- _Stated task_
Begin at the first line of the data and copy each line through the one containing "from matplotlib.patches import Rectangle", that line included, with no pictures.

- _Collected material_
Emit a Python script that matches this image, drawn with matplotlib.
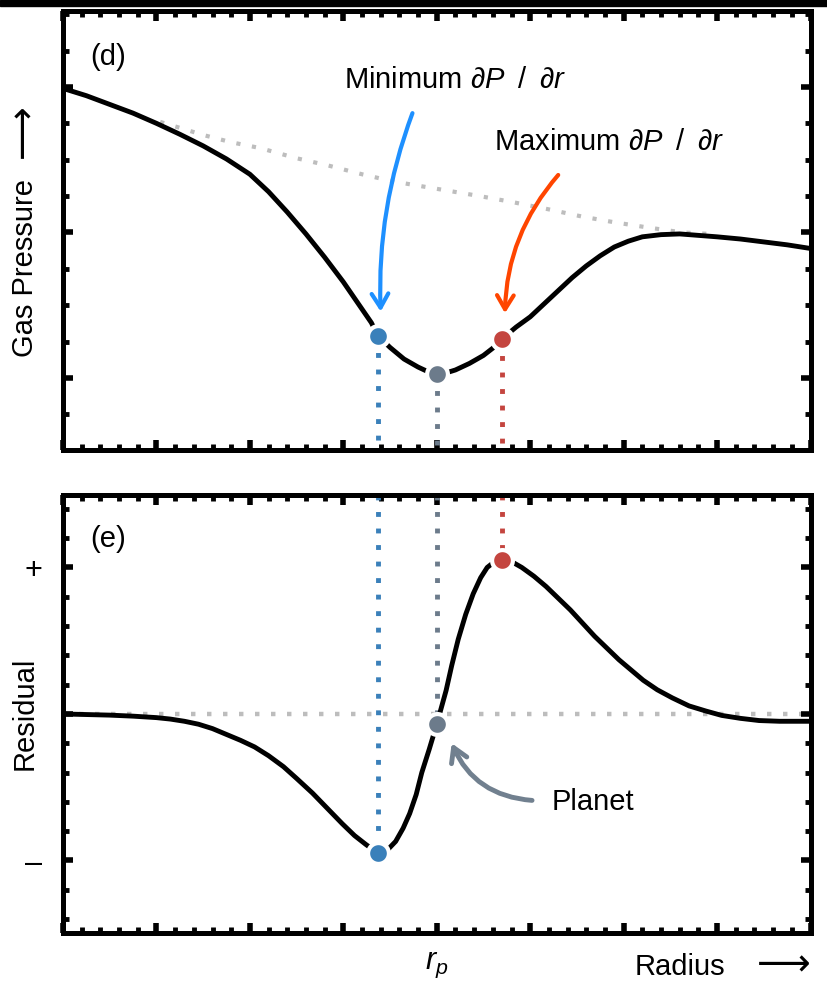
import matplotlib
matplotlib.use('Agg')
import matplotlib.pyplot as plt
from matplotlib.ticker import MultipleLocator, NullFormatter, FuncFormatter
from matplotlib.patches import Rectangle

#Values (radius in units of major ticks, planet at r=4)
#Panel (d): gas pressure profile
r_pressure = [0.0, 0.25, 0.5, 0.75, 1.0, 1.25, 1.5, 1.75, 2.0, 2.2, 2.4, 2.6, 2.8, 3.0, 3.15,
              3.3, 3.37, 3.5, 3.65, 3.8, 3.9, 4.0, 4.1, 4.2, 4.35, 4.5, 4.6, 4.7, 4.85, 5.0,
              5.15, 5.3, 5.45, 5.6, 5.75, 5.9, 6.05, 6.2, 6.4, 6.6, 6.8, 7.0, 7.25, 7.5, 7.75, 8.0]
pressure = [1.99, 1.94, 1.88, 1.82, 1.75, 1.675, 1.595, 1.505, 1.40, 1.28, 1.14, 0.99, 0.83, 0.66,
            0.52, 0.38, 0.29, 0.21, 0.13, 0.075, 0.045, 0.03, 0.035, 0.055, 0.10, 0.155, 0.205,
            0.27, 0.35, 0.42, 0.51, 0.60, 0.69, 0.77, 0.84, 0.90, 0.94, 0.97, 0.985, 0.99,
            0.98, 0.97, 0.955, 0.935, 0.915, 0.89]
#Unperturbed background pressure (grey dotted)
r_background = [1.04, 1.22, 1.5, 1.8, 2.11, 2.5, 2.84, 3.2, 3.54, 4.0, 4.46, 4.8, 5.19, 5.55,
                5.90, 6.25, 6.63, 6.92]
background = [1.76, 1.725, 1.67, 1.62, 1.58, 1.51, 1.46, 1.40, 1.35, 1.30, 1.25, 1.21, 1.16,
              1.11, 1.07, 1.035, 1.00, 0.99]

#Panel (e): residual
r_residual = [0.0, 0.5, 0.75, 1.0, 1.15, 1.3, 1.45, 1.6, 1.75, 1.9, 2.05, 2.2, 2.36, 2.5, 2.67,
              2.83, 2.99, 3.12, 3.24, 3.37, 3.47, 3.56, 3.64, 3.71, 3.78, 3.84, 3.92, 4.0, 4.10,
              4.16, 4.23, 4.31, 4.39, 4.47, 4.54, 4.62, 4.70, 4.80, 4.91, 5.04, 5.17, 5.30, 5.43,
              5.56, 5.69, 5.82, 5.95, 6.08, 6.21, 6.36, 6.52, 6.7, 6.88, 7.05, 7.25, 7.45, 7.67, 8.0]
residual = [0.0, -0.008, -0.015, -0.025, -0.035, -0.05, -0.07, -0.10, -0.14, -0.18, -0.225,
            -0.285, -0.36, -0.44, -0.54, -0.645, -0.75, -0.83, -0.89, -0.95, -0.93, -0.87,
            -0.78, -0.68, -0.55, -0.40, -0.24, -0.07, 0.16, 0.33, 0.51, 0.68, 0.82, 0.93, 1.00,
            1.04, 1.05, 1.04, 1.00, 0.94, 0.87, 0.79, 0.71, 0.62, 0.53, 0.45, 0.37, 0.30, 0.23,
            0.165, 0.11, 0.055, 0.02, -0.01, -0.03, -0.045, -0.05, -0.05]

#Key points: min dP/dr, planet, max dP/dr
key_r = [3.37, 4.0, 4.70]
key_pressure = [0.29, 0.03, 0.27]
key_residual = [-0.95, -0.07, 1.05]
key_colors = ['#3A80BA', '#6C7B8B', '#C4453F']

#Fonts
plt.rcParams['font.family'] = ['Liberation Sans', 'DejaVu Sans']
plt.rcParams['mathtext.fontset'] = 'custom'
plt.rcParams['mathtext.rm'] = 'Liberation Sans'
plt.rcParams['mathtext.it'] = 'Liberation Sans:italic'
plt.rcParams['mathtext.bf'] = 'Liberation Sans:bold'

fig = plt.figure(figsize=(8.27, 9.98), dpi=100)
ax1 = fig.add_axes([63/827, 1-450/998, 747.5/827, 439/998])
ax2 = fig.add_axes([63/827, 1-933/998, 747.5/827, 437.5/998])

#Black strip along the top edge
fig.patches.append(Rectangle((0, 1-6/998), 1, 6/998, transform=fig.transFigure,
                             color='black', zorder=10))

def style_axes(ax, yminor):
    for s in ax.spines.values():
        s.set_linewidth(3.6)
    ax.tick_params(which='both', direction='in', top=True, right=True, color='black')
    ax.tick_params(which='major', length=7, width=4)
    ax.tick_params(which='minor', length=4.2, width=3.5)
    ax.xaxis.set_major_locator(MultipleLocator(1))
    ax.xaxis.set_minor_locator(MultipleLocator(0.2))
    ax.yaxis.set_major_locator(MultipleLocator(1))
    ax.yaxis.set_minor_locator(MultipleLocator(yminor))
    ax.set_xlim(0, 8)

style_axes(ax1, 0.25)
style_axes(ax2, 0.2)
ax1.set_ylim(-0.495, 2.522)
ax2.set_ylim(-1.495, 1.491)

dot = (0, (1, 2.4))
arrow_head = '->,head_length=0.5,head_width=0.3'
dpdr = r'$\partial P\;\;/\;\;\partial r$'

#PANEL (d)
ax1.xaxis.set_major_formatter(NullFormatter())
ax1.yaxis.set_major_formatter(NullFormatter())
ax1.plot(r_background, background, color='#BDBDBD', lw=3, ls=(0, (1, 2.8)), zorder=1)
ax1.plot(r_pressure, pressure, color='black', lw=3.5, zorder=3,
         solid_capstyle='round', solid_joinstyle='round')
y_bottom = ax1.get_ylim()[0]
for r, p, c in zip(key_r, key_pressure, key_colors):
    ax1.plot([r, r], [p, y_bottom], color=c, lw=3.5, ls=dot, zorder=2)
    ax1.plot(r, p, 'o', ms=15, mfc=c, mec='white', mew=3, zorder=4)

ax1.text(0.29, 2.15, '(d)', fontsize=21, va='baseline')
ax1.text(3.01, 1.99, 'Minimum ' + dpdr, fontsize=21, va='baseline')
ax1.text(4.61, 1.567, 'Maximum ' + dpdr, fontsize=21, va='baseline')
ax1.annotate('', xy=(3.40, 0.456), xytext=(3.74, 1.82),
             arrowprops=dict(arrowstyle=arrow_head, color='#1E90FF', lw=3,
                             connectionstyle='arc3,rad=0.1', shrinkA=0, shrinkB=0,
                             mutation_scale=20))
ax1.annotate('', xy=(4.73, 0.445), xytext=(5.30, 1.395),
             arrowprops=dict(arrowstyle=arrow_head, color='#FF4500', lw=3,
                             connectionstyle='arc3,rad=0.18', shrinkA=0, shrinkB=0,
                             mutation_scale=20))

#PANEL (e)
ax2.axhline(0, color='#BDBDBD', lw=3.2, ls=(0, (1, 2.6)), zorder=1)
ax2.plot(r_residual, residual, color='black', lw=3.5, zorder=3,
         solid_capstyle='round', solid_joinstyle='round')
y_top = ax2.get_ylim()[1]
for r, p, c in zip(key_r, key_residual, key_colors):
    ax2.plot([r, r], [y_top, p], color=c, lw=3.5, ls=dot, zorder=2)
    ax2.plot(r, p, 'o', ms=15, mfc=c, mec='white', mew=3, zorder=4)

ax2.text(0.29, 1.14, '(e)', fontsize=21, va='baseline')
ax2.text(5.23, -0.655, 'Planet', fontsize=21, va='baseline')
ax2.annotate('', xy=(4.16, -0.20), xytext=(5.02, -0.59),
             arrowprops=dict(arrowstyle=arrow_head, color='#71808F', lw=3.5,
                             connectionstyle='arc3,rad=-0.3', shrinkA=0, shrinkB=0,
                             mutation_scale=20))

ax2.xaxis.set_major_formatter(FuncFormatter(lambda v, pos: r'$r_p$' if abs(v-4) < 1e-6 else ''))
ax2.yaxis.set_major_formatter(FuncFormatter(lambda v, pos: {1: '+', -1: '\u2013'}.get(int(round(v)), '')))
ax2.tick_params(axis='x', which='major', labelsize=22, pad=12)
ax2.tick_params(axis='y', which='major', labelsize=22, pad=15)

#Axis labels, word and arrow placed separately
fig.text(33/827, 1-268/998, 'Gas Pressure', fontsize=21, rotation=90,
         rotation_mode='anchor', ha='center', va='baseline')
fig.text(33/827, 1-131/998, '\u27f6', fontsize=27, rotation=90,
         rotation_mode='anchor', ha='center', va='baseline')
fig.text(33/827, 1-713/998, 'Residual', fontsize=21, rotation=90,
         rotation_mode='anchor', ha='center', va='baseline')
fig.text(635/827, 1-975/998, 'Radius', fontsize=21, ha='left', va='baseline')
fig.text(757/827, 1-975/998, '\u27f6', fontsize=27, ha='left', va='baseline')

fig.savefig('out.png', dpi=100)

- _Output below_
Emit a Python script that matches this image, drawn with matplotlib.
import matplotlib
matplotlib.use('Agg')
import matplotlib.pyplot as plt
from matplotlib.ticker import MultipleLocator, NullFormatter, FuncFormatter
from matplotlib.patches import Rectangle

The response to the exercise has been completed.